The element descriptions in Element Library are arranged in order
of the identification numbers. To select an element from the library for use in your
analysis, input its full name (such as pipe288)
or number (such as 288) via
ET.
Models may be either 2D or 3D depending upon the element types used.
A 2D model must be defined in an X-Y plane. They are easier to set up, and run faster than equivalent 3D models. Axisymmetric models are also considered to be 2D.
If any 3D element type is included in the element type (ET ) set, the model becomes 3D. Some element types (such as COMBIN14) may be 2D or 3D, depending upon the KEYOPT value selected. Other element types (such as COMBIN40) have no influence in determining the model dimensions. A 2D element type may be used (with caution) in 3D models.
In general, four shapes are possible: point, line, area, or volume.
A point element is typically defined by one node, such as a mass element.
A line element is typically represented by a line or arc connecting two or three nodes. Examples are beams, spars, pipes, and axisymmetric shells.
An area element has a triangular or quadrilateral shape and may be a 2D solid element or a shell element.

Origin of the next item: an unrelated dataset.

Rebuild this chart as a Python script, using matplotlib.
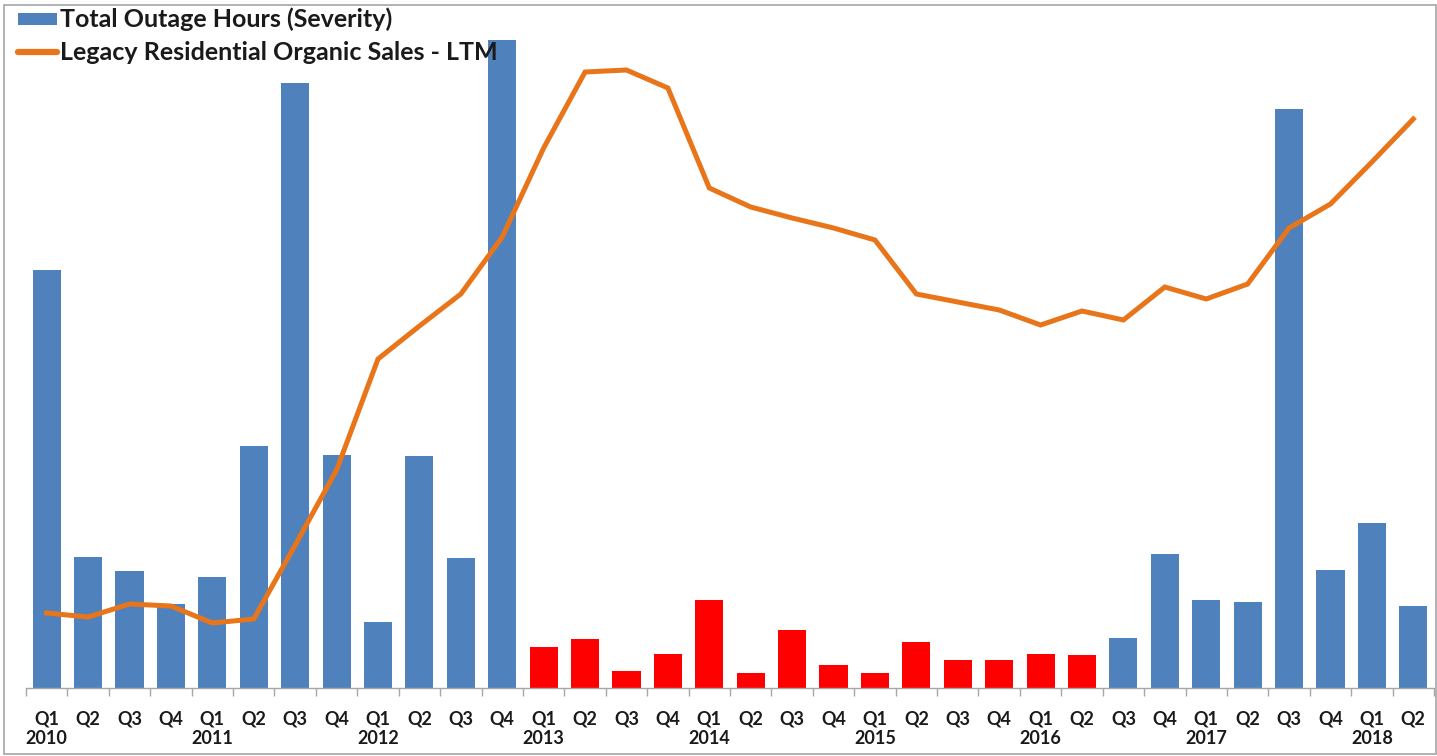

A volume element has a tetrahedral or brick shape and is usually a 3D solid element.
The degrees of freedom of the element determine the discipline for which the element is applicable: structural, thermal, fluid, electric, magnetic, or coupled-field.
Select an element type with the necessary degrees of freedom characterize the model's response.
Including unnecessary degrees of freedom increases the solution memory requirements and running time. Similarly, selecting element types with unnecessary features--for example, using an element type with plastic capability in an elastic solution--also increases the analysis run time.
You can create your own element type and use it in an analysis as a user-defined element.
User-defined elements are described in Creating a New Element in the Programmer's Reference.
All elements with structural degrees of freedom support traditional forward solving. The input geometry is undeformed, and the solution is the deformed geometry and the stresses/strains on the undeformed input geometry.
Some elements support inverse solving. The input geometry is already deformed with applied loads, and the solution is the undeformed reference geometry and its associated stresses/strains. For more information, see Nonlinear Static Analysis with Inverse Solving in the Structural Analysis Guide, INVOPT, and Inverse Formulations in the Theory Reference.